- [Recorded information]
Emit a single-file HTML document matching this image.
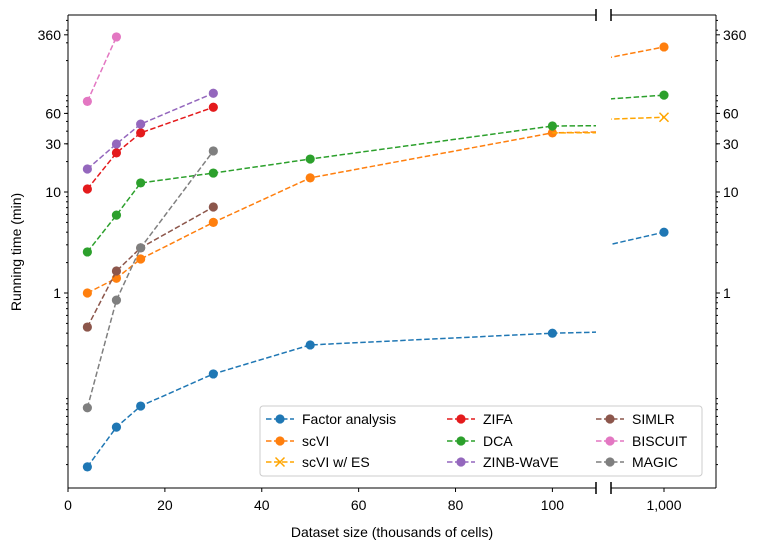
<!DOCTYPE html>
<html><head><meta charset="utf-8"><style>
body{margin:0;background:#fff;}
svg text{font-family:"Liberation Sans",Arial,sans-serif;font-size:14px;fill:#000;}
</style></head><body>
<svg id="c" width="761" height="552" xmlns="http://www.w3.org/2000/svg"></svg>
<script>
const seriesNames=["Factor analysis","scVI","scVI w/ ES","ZIFA","DCA","ZINB-WaVE","SIMLR","BISCUIT","MAGIC"];
const colors=["#1f77b4","#ff7f0e","#ffa500","#e41a1c","#2ca02c","#9467bd","#8c564b","#e377c2","#7f7f7f"];
const faX=[4,10,15,30,50,100,1000];const faY=[0.019,0.047,0.076,0.158,0.306,0.40,4.0];
const scviX=[4,10,15,30,50,100,1000];const scviY=[1,1.4,2.17,5.0,13.8,38.5,273];
const esX=[100,1000];const esY=[38.5,55];
const zifaX=[4,10,15,30];const zifaY=[10.7,24.4,38.5,69];
const dcaX=[4,10,15,30,50,100,1000];const dcaY=[2.55,5.9,12.3,15.4,21.2,45,91];
const zinbX=[4,10,15,30];const zinbY=[16.9,29.9,47,95];
const simlrX=[4,10,15,30];const simlrY=[0.46,1.65,2.8,7.1];
const biscuitX=[4,10];const biscuitY=[79,343];
const magicX=[4,10,15,30];const magicY=[0.073,0.85,2.8,25.5];
const yTicks=[1,10,30,60,360];
const xTicksLeft=[0,20,40,60,80,100];
const xTicksRight=[1000];
const allX=[faX,scviX,esX,zifaX,dcaX,zinbX,simlrX,biscuitX,magicX];
const allY=[faY,scviY,esY,zifaY,dcaY,zinbY,simlrY,biscuitY,magicY];
const markers=["o","o","x","o","o","o","o","o","o"];

const NS="http://www.w3.org/2000/svg";const svg=document.getElementById('c');
function el(t,a,p){const e=document.createElementNS(NS,t);for(const k in a)e.setAttribute(k,a[k]);(p||svg).appendChild(e);return e;}
const L={x0:68,x1:596,d0:0,d1:109},R={x0:611,x1:716,d0:892,d1:1106};
const yTop=15,yBot=488;
function yS(v){return 293-101*Math.log10(v);}
function xL(v){return L.x0+(v-L.d0)/(L.d1-L.d0)*(L.x1-L.x0);}
function xR(v){return R.x0+(v-R.d0)/(R.d1-R.d0)*(R.x1-R.x0);}
const defs=el('defs',{});
const cl=el('clipPath',{id:'cl'},defs);el('rect',{x:L.x0,y:yTop,width:L.x1-L.x0,height:yBot-yTop},cl);
const cr=el('clipPath',{id:'cr'},defs);el('rect',{x:R.x0,y:yTop,width:R.x1-R.x0,height:yBot-yTop},cr);
const ax=el('g',{stroke:'#000','stroke-width':1,fill:'none'});


el('line',{x1:L.x0,y1:yTop,x2:L.x1,y2:yTop},ax);el('line',{x1:L.x0,y1:yBot,x2:L.x1,y2:yBot},ax);el('line',{x1:L.x0,y1:yTop,x2:L.x0,y2:yBot},ax);
el('line',{x1:R.x0,y1:yTop,x2:R.x1,y2:yTop},ax);el('line',{x1:R.x0,y1:yBot,x2:R.x1,y2:yBot},ax);el('line',{x1:R.x1,y1:yTop,x2:R.x1,y2:yBot},ax);
[L.x1,R.x0].forEach(x=>{el('line',{x1:x,y1:yTop-6,x2:x,y2:yTop+6,'stroke-width':1.5},ax);el('line',{x1:x,y1:yBot-6,x2:x,y2:yBot+6,'stroke-width':1.5},ax);});
for(let d=-2;d<=2;d++)for(let m=2;m<=9;m++){const v=m*Math.pow(10,d);const y=yS(v);if(y<yTop||y>yBot)continue;
el('line',{x1:L.x0,y1:y,x2:L.x0-2,y2:y},ax);el('line',{x1:R.x1,y1:y,x2:R.x1+2,y2:y},ax);}
yTicks.forEach(v=>{const y=yS(v);el('line',{x1:L.x0,y1:y,x2:L.x0-4,y2:y},ax);el('line',{x1:R.x1,y1:y,x2:R.x1+4,y2:y},ax);
const t=el('text',{x:L.x0-7,y:y+5,'text-anchor':'end'});t.textContent=v;


const t2=el('text',{x:R.x1+7,y:y+5});t2.textContent=v;

});
xTicksLeft.forEach(v=>{const x=xL(v);el('line',{x1:x,y1:yBot,x2:x,y2:yBot+4},ax);const t=el('text',{x:x,y:yBot+22,'text-anchor':'middle'});t.textContent=v;

});
xTicksRight.forEach(v=>{const x=xR(v);el('line',{x1:x,y1:yBot,x2:x,y2:yBot+4},ax);const t=el('text',{x:x,y:yBot+22,'text-anchor':'middle'});t.textContent=v.toLocaleString('en-US');

});
let tt0=el('text',{x:392,y:537,'text-anchor':'middle'});tt0.textContent='Dataset size (thousands of cells)';


tt0=el('text',{x:0,y:0,'text-anchor':'middle',transform:'translate(21,252) rotate(-90)'});tt0.textContent='Running time (min)';


function marker(g,m,x,y,c){if(m==='x'){el('path',{d:`M${x-4.5},${y-4.5}L${x+4.5},${y+4.5}M${x-4.5},${y+4.5}L${x+4.5},${y-4.5}`,stroke:c,'stroke-width':1.5,fill:'none'},g);}
else el('circle',{cx:x,cy:y,r:4.6,fill:c},g);}
allX.forEach((xs,i)=>{
 const g=el('g',{});
 
 
 [[xL,'cl'],[xR,'cr']].forEach(([fx,cid])=>{
  const gg=el('g',{'clip-path':`url(#${cid})`},g);
  const pts=xs.map((x,j)=>fx(x)+','+yS(allY[i][j])).join(' ');
  el('polyline',{points:pts,fill:'none',stroke:colors[i],'stroke-width':1.5,'stroke-dasharray':'5.5,2.5'},gg);
  xs.forEach((x,j)=>{ if(i===2&&j===0)return; marker(gg,markers[i],fx(x),yS(allY[i][j]),colors[i]);});
 });
});
const lg=el('g',{});


el('rect',{x:260,y:406,width:442,height:70,rx:3,fill:'#fff','fill-opacity':0.85,stroke:'#ccc'},lg);
const colX=[266,447,596],rowY=[419,441,462];
seriesNames.forEach((n,i)=>{const cx=colX[Math.floor(i/3)],cy=rowY[i%3];
 const e=el('g',{},lg);
 
 
 el('line',{x1:cx,y1:cy,x2:cx+28,y2:cy,stroke:colors[i],'stroke-width':1.5,'stroke-dasharray':'5.5,2.5'},e);
 marker(e,markers[i],cx+14,cy,colors[i]);
 const tt=el('text',{x:cx+36,y:cy+5},e);tt.textContent=n;});
</script>
</body></html>
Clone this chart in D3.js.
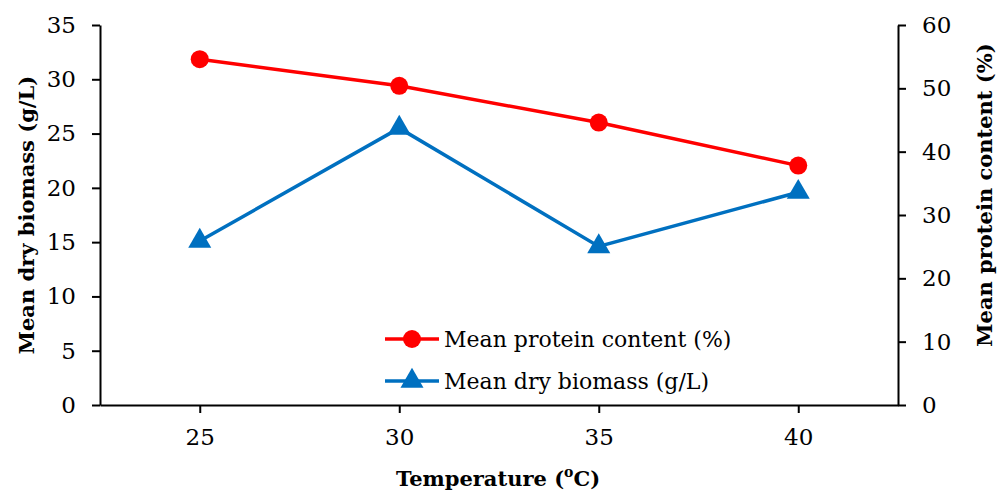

- [Instructions for the task] Write out the full listing verbatim, excluding its pictures.

- [Written solution]
Emit a single-file HTML document matching this image.
<!DOCTYPE html>
<html><head><meta charset="utf-8"><style>
body{margin:0;background:#fff;}
svg text{font-family:"Liberation Sans",Arial,sans-serif;font-size:14px;fill:#000;}
</style></head><body>
<svg id="c" width="761" height="552" xmlns="http://www.w3.org/2000/svg"></svg>
<script>
const seriesNames=["Factor analysis","scVI","scVI w/ ES","ZIFA","DCA","ZINB-WaVE","SIMLR","BISCUIT","MAGIC"];
const colors=["#1f77b4","#ff7f0e","#ffa500","#e41a1c","#2ca02c","#9467bd","#8c564b","#e377c2","#7f7f7f"];
const faX=[4,10,15,30,50,100,1000];const faY=[0.019,0.047,0.076,0.158,0.306,0.40,4.0];
const scviX=[4,10,15,30,50,100,1000];const scviY=[1,1.4,2.17,5.0,13.8,38.5,273];
const esX=[100,1000];const esY=[38.5,55];
const zifaX=[4,10,15,30];const zifaY=[10.7,24.4,38.5,69];
const dcaX=[4,10,15,30,50,100,1000];const dcaY=[2.55,5.9,12.3,15.4,21.2,45,91];
const zinbX=[4,10,15,30];const zinbY=[16.9,29.9,47,95];
const simlrX=[4,10,15,30];const simlrY=[0.46,1.65,2.8,7.1];
const biscuitX=[4,10];const biscuitY=[79,343];
const magicX=[4,10,15,30];const magicY=[0.073,0.85,2.8,25.5];
const yTicks=[1,10,30,60,360];
const xTicksLeft=[0,20,40,60,80,100];
const xTicksRight=[1000];
const allX=[faX,scviX,esX,zifaX,dcaX,zinbX,simlrX,biscuitX,magicX];
const allY=[faY,scviY,esY,zifaY,dcaY,zinbY,simlrY,biscuitY,magicY];
const markers=["o","o","x","o","o","o","o","o","o"];

const NS="http://www.w3.org/2000/svg";const svg=document.getElementById('c');
function el(t,a,p){const e=document.createElementNS(NS,t);for(const k in a)e.setAttribute(k,a[k]);(p||svg).appendChild(e);return e;}
const L={x0:68,x1:596,d0:0,d1:109},R={x0:611,x1:716,d0:892,d1:1106};
const yTop=15,yBot=488;
function yS(v){return 293-101*Math.log10(v);}
function xL(v){return L.x0+(v-L.d0)/(L.d1-L.d0)*(L.x1-L.x0);}
function xR(v){return R.x0+(v-R.d0)/(R.d1-R.d0)*(R.x1-R.x0);}
const defs=el('defs',{});
const cl=el('clipPath',{id:'cl'},defs);el('rect',{x:L.x0,y:yTop,width:L.x1-L.x0,height:yBot-yTop},cl);
const cr=el('clipPath',{id:'cr'},defs);el('rect',{x:R.x0,y:yTop,width:R.x1-R.x0,height:yBot-yTop},cr);
const ax=el('g',{stroke:'#000','stroke-width':1,fill:'none'});


el('line',{x1:L.x0,y1:yTop,x2:L.x1,y2:yTop},ax);el('line',{x1:L.x0,y1:yBot,x2:L.x1,y2:yBot},ax);el('line',{x1:L.x0,y1:yTop,x2:L.x0,y2:yBot},ax);
el('line',{x1:R.x0,y1:yTop,x2:R.x1,y2:yTop},ax);el('line',{x1:R.x0,y1:yBot,x2:R.x1,y2:yBot},ax);el('line',{x1:R.x1,y1:yTop,x2:R.x1,y2:yBot},ax);
[L.x1,R.x0].forEach(x=>{el('line',{x1:x,y1:yTop-6,x2:x,y2:yTop+6,'stroke-width':1.5},ax);el('line',{x1:x,y1:yBot-6,x2:x,y2:yBot+6,'stroke-width':1.5},ax);});
for(let d=-2;d<=2;d++)for(let m=2;m<=9;m++){const v=m*Math.pow(10,d);const y=yS(v);if(y<yTop||y>yBot)continue;
el('line',{x1:L.x0,y1:y,x2:L.x0-2,y2:y},ax);el('line',{x1:R.x1,y1:y,x2:R.x1+2,y2:y},ax);}
yTicks.forEach(v=>{const y=yS(v);el('line',{x1:L.x0,y1:y,x2:L.x0-4,y2:y},ax);el('line',{x1:R.x1,y1:y,x2:R.x1+4,y2:y},ax);
const t=el('text',{x:L.x0-7,y:y+5,'text-anchor':'end'});t.textContent=v;


const t2=el('text',{x:R.x1+7,y:y+5});t2.textContent=v;

});
xTicksLeft.forEach(v=>{const x=xL(v);el('line',{x1:x,y1:yBot,x2:x,y2:yBot+4},ax);const t=el('text',{x:x,y:yBot+22,'text-anchor':'middle'});t.textContent=v;

});
xTicksRight.forEach(v=>{const x=xR(v);el('line',{x1:x,y1:yBot,x2:x,y2:yBot+4},ax);const t=el('text',{x:x,y:yBot+22,'text-anchor':'middle'});t.textContent=v.toLocaleString('en-US');

});
let tt0=el('text',{x:392,y:537,'text-anchor':'middle'});tt0.textContent='Dataset size (thousands of cells)';


tt0=el('text',{x:0,y:0,'text-anchor':'middle',transform:'translate(21,252) rotate(-90)'});tt0.textContent='Running time (min)';


function marker(g,m,x,y,c){if(m==='x'){el('path',{d:`M${x-4.5},${y-4.5}L${x+4.5},${y+4.5}M${x-4.5},${y+4.5}L${x+4.5},${y-4.5}`,stroke:c,'stroke-width':1.5,fill:'none'},g);}
else el('circle',{cx:x,cy:y,r:4.6,fill:c},g);}
allX.forEach((xs,i)=>{
 const g=el('g',{});
 
 
 [[xL,'cl'],[xR,'cr']].forEach(([fx,cid])=>{
  const gg=el('g',{'clip-path':`url(#${cid})`},g);
  const pts=xs.map((x,j)=>fx(x)+','+yS(allY[i][j])).join(' ');
  el('polyline',{points:pts,fill:'none',stroke:colors[i],'stroke-width':1.5,'stroke-dasharray':'5.5,2.5'},gg);
  xs.forEach((x,j)=>{ if(i===2&&j===0)return; marker(gg,markers[i],fx(x),yS(allY[i][j]),colors[i]);});
 });
});
const lg=el('g',{});


el('rect',{x:260,y:406,width:442,height:70,rx:3,fill:'#fff','fill-opacity':0.85,stroke:'#ccc'},lg);
const colX=[266,447,596],rowY=[419,441,462];
seriesNames.forEach((n,i)=>{const cx=colX[Math.floor(i/3)],cy=rowY[i%3];
 const e=el('g',{},lg);
 
 
 el('line',{x1:cx,y1:cy,x2:cx+28,y2:cy,stroke:colors[i],'stroke-width':1.5,'stroke-dasharray':'5.5,2.5'},e);
 marker(e,markers[i],cx+14,cy,colors[i]);
 const tt=el('text',{x:cx+36,y:cy+5},e);tt.textContent=n;});
</script>
</body></html>
Clone this chart in D3.js.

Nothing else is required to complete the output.